According to Newton's law of universal gravitation, a material point $P$ with mass $m$ attracts a material point $P_0$ with mass $m_0$ with a force directed from $P_0$ towards $P$, of size $k\cfrac{mm_0}{r^2}$ (further for simplicity k=1).
Note that when the point $P_0$ (located at the point $(0, 0, 0)$) of mass $m_0$, is attracted by the point $P_i$ (located in the point $(x_i, y_i, z_i)$) of mass $m_i$, is the force acting between them we express as $$\dfrac{m_om_i}{r_i^3}(x_i,y_i,z_i),$$ where $r_i=\sqrt{(x_i^2+y_i^2+z_i^2)}$.

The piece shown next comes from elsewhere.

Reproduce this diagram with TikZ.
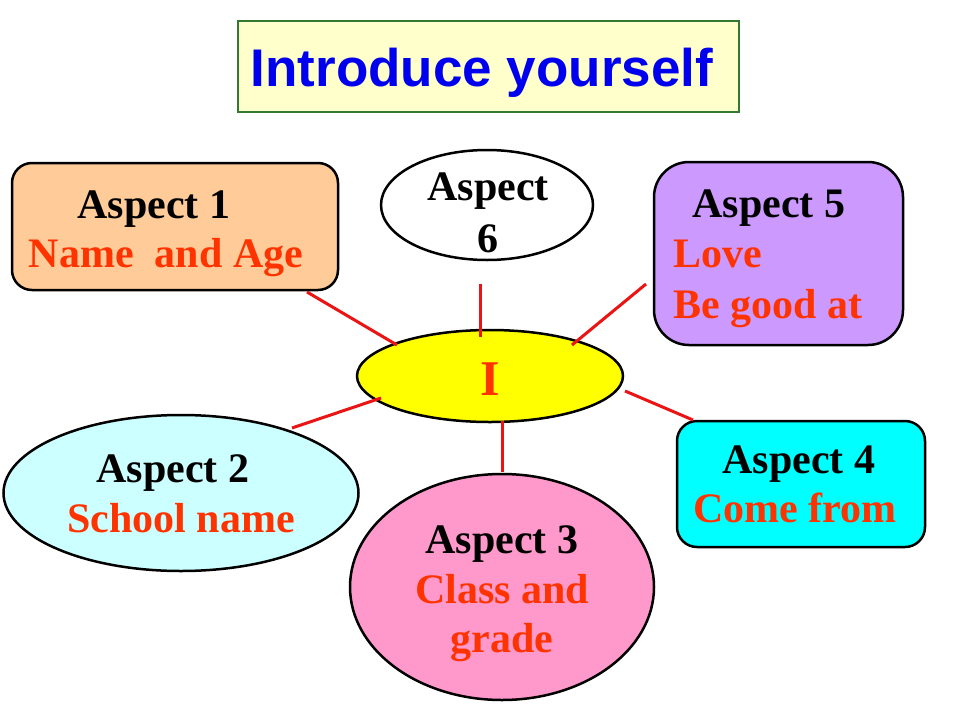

In the situation where the point $P_0$ is attracted by points $P_1, P_2, \ldots, P_n$ with masses $m_1, m_2,\ldots,m_n$ and the attracting mass has a continuous distribution on the curve $\sigma:[a,b]\rightarrow\mathbb{R}^3, \sigma(t)=(\sigma_1(t),\sigma_2(t),\sigma_3(t))$, the curve is divided into small segments by points $a=t_0<t_1<\ldots<t_n=b$. Then we write the force of attraction as the sum of the vectors
$$F=\sum_i \dfrac{m_0m_i}{r_i(\sigma(t_i))}(\sigma_1(t_i),\sigma_2(t_i),\sigma_3(t_i)).$$
Also $$m_i=\int_{t_{i-1}}^{t_i}f(\sigma_1(t_i),\sigma_2(t_i),\sigma_3(t_i))\sqrt{\sigma_1'(t_i)^2+\sigma_2'(t_i)^2+\sigma_3'(t_i)^2}dt.$$
Then $$F=\sum_i \dfrac{m_0\cdot \int_{t_{i-1}}^{t_i}f(\sigma_1(t_i),\sigma_2(t_i),\sigma_3(t_i))\sqrt{\sigma_1'(t_i)^2+\sigma_2'(t_i)^2+\sigma_3'(t_i)^2}dt}{r_i(\sigma(t_i))}(\sigma_1(t_i),\sigma_2(t_i),\sigma_3(t_i)).$$
How to show that this sum goes to a vector value integral? How to find this integral?